OBJECTIVE
Quote each line of the material verbatim, without the pictures.

------ SUPPLIED DATA ------

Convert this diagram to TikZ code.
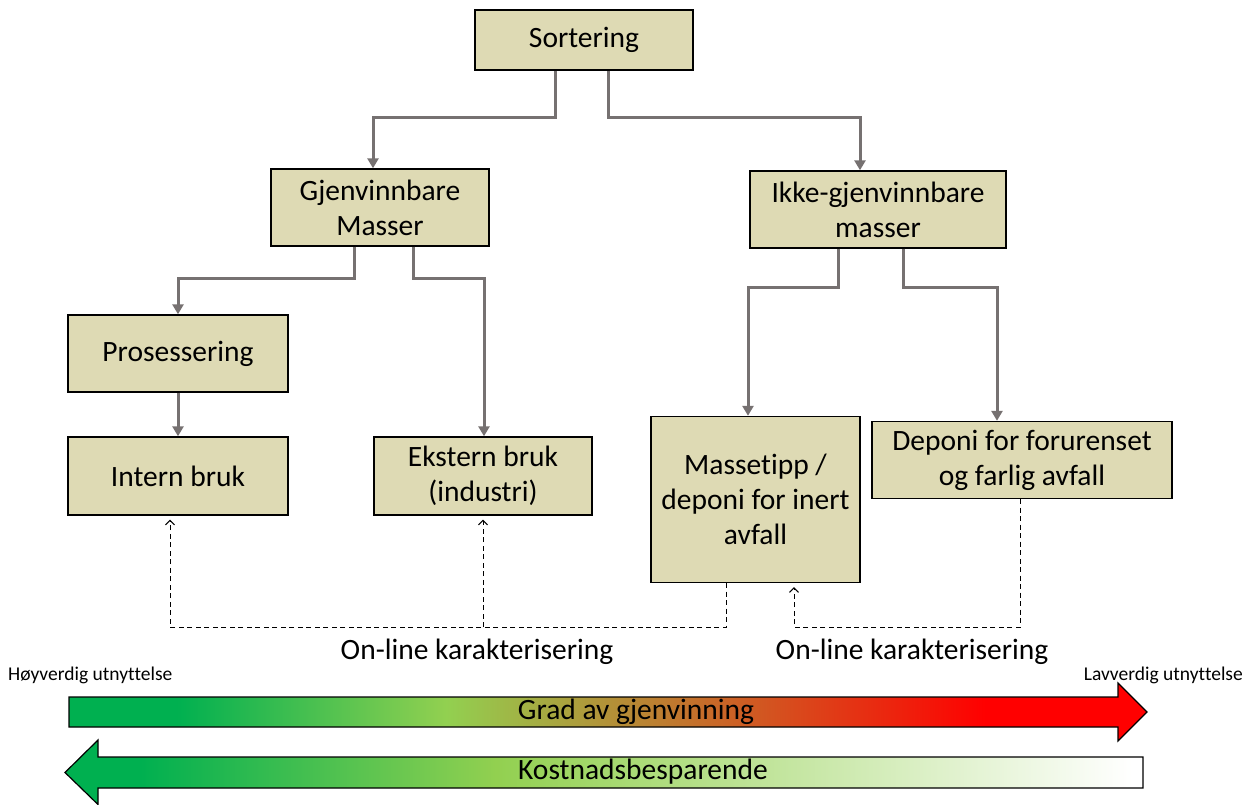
\documentclass[tikz,border=0pt]{standalone}
\usepackage{fontspec}
\setmainfont{Carlito}[Ligatures=NoCommon]
\usetikzlibrary{arrows.meta}
\definecolor{boxfill}{HTML}{DEDAB4}
\definecolor{conngray}{HTML}{767171}
\definecolor{cgreen}{HTML}{00B050}
\definecolor{clime}{HTML}{92D050}
\definecolor{cred}{HTML}{FF0000}
\pgfdeclarehorizontalshading{topgrad}{100bp}{color(0bp)=(cgreen); color(30bp)=(cgreen); color(42.5bp)=(clime); color(67.5bp)=(cred); color(100bp)=(cred)}
\pgfdeclarehorizontalshading{botgrad}{100bp}{color(0bp)=(cgreen); color(28.5bp)=(cgreen); color(45bp)=(clime); color(74.5bp)=(white); color(100bp)=(white)}
\tikzset{
  box/.style={draw=black, line width=1.4pt, fill=boxfill, inner sep=0pt, align=center,
    font=\fontsize{29.5}{35}\selectfont},
  conn/.style={draw=conngray, line width=3pt, -{Triangle[length=10pt,width=11pt]}},
  dashline/.style={draw=black, line width=1pt, dash pattern=on 5pt off 3.5pt},
  dasharrow/.style={dashline, -{Straight Barb[length=4.5pt,width=9pt,line width=1pt]}, shorten >=4pt},
  lbl/.style={font=\fontsize{29.5}{34}\selectfont, inner sep=0pt},
  small/.style={font=\fontsize{19.5}{22}\selectfont, inner sep=0pt},
}
\begin{document}
\begin{tikzpicture}[x=1pt,y=-1pt]
\useasboundingbox (0,0) rectangle (1254,805);
% boxes
\node[box, minimum width=218pt, minimum height=60pt] (sort) at (584,40) {Sortering};
\node[box, minimum width=218pt, minimum height=77pt] (gjen) at (380,207.5) {Gjenvinnbare\\Masser};
\node[box, minimum width=256pt, minimum height=77pt] (ikke) at (878,209.5) {Ikke-gjenvinnbare\\masser};
\node[box, minimum width=220pt, minimum height=77pt] (pros) at (178,353.5) {Prosessering};
\node[box, minimum width=220pt, minimum height=78pt] (intern) at (178,476) {Intern bruk};
\node[box, minimum width=218pt, minimum height=78pt] (ekst) at (483,476) {Ekstern bruk\\(industri)};
\node[box, minimum width=209pt, minimum height=166pt] (mass) at (755.5,499.5) {Massetipp /\\deponi for inert\\avfall};
\node[box, minimum width=300pt, minimum height=77pt] (dep) at (1022,460) {Deponi for forurenset\\og farlig avfall};
% gray connectors
\draw[conn] ([xshift=-29pt]sort.south) -- ++(0,47) -| ([xshift=-7pt]gjen.north);
\draw[conn] ([xshift=24pt]sort.south) -- ++(0,47) -| ([xshift=-18pt]ikke.north);
\draw[conn] ([xshift=-26pt]gjen.south) -- ++(0,32) -| (pros.north);
\draw[conn] ([xshift=33pt]gjen.south) -- ++(0,32) -| ([xshift=1pt]ekst.north);
\draw[conn] (pros.south) -- (intern.north);
\draw[conn] ([xshift=-40pt]ikke.south) -- ++(0,39) -| ([xshift=-7.5pt]mass.north);
\draw[conn] ([xshift=25pt]ikke.south) -- ++(0,39) -| ([xshift=-25pt]dep.north);
% dashed feedback
\coordinate (j1) at (ekst.south |- 0,627);
\draw[dasharrow] ([xshift=-29.5pt]mass.south) -- ++(0,44) -| ([xshift=-8pt]intern.south);
\draw[dasharrow] (j1) -- (ekst.south);
\draw[dasharrow] ([xshift=-2pt]dep.south) -- ++(0,128) -| ([xshift=38.5pt]mass.south);
\node[lbl] (on1) at (477,652) {On-line karakterisering};
\node[lbl] (on2) at (912,652) {On-line karakterisering};
% bottom scale
\node[small, anchor=west] (hoy) at (8,675) {Høyverdig utnyttelse};
\node[small, anchor=east] (lav) at (1243,675) {Lavverdig utnyttelse};
\shadedraw[shading=topgrad, draw=black, line width=1.2pt, line join=miter]
  (69,697) -- (1118,697) -- (1118,683) -- (1147,712) -- (1118,741) -- (1118,727) -- (69,727) -- cycle;
\shadedraw[shading=botgrad, draw=black, line width=1.2pt, line join=miter]
  (1143,757) -- (98,757) -- (98,740) -- (65,772.5) -- (98,804.5) -- (98,788) -- (1143,788) -- cycle;
\node[lbl] (grad) at (636,712) {Grad av gjenvinning};
\node[lbl] (kost) at (643,772) {Kostnadsbesparende};
\end{tikzpicture}
\end{document}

------

REPLY
Convert this diagram to TikZ code.
\documentclass[tikz,border=0pt]{standalone}
\usepackage{fontspec}
\setmainfont{Carlito}[Ligatures=NoCommon]
\usetikzlibrary{arrows.meta}
\definecolor{boxfill}{HTML}{DEDAB4}
\definecolor{conngray}{HTML}{767171}
\definecolor{cgreen}{HTML}{00B050}
\definecolor{clime}{HTML}{92D050}
\definecolor{cred}{HTML}{FF0000}
\pgfdeclarehorizontalshading{topgrad}{100bp}{color(0bp)=(cgreen); color(30bp)=(cgreen); color(42.5bp)=(clime); color(67.5bp)=(cred); color(100bp)=(cred)}
\pgfdeclarehorizontalshading{botgrad}{100bp}{color(0bp)=(cgreen); color(28.5bp)=(cgreen); color(45bp)=(clime); color(74.5bp)=(white); color(100bp)=(white)}
\tikzset{
  box/.style={draw=black, line width=1.4pt, fill=boxfill, inner sep=0pt, align=center,
    font=\fontsize{29.5}{35}\selectfont},
  conn/.style={draw=conngray, line width=3pt, -{Triangle[length=10pt,width=11pt]}},
  dashline/.style={draw=black, line width=1pt, dash pattern=on 5pt off 3.5pt},
  dasharrow/.style={dashline, -{Straight Barb[length=4.5pt,width=9pt,line width=1pt]}, shorten >=4pt},
  lbl/.style={font=\fontsize{29.5}{34}\selectfont, inner sep=0pt},
  small/.style={font=\fontsize{19.5}{22}\selectfont, inner sep=0pt},
}
\begin{document}
\begin{tikzpicture}[x=1pt,y=-1pt]
\useasboundingbox (0,0) rectangle (1254,805);
% boxes
\node[box, minimum width=218pt, minimum height=60pt] (sort) at (584,40) {Sortering};
\node[box, minimum width=218pt, minimum height=77pt] (gjen) at (380,207.5) {Gjenvinnbare\\Masser};
\node[box, minimum width=256pt, minimum height=77pt] (ikke) at (878,209.5) {Ikke-gjenvinnbare\\masser};
\node[box, minimum width=220pt, minimum height=77pt] (pros) at (178,353.5) {Prosessering};
\node[box, minimum width=220pt, minimum height=78pt] (intern) at (178,476) {Intern bruk};
\node[box, minimum width=218pt, minimum height=78pt] (ekst) at (483,476) {Ekstern bruk\\(industri)};
\node[box, minimum width=209pt, minimum height=166pt] (mass) at (755.5,499.5) {Massetipp /\\deponi for inert\\avfall};
\node[box, minimum width=300pt, minimum height=77pt] (dep) at (1022,460) {Deponi for forurenset\\og farlig avfall};
% gray connectors
\draw[conn] ([xshift=-29pt]sort.south) -- ++(0,47) -| ([xshift=-7pt]gjen.north);
\draw[conn] ([xshift=24pt]sort.south) -- ++(0,47) -| ([xshift=-18pt]ikke.north);
\draw[conn] ([xshift=-26pt]gjen.south) -- ++(0,32) -| (pros.north);
\draw[conn] ([xshift=33pt]gjen.south) -- ++(0,32) -| ([xshift=1pt]ekst.north);
\draw[conn] (pros.south) -- (intern.north);
\draw[conn] ([xshift=-40pt]ikke.south) -- ++(0,39) -| ([xshift=-7.5pt]mass.north);
\draw[conn] ([xshift=25pt]ikke.south) -- ++(0,39) -| ([xshift=-25pt]dep.north);
% dashed feedback
\coordinate (j1) at (ekst.south |- 0,627);
\draw[dasharrow] ([xshift=-29.5pt]mass.south) -- ++(0,44) -| ([xshift=-8pt]intern.south);
\draw[dasharrow] (j1) -- (ekst.south);
\draw[dasharrow] ([xshift=-2pt]dep.south) -- ++(0,128) -| ([xshift=38.5pt]mass.south);
\node[lbl] (on1) at (477,652) {On-line karakterisering};
\node[lbl] (on2) at (912,652) {On-line karakterisering};
% bottom scale
\node[small, anchor=west] (hoy) at (8,675) {Høyverdig utnyttelse};
\node[small, anchor=east] (lav) at (1243,675) {Lavverdig utnyttelse};
\shadedraw[shading=topgrad, draw=black, line width=1.2pt, line join=miter]
  (69,697) -- (1118,697) -- (1118,683) -- (1147,712) -- (1118,741) -- (1118,727) -- (69,727) -- cycle;
\shadedraw[shading=botgrad, draw=black, line width=1.2pt, line join=miter]
  (1143,757) -- (98,757) -- (98,740) -- (65,772.5) -- (98,804.5) -- (98,788) -- (1143,788) -- cycle;
\node[lbl] (grad) at (636,712) {Grad av gjenvinning};
\node[lbl] (kost) at (643,772) {Kostnadsbesparende};
\end{tikzpicture}
\end{document}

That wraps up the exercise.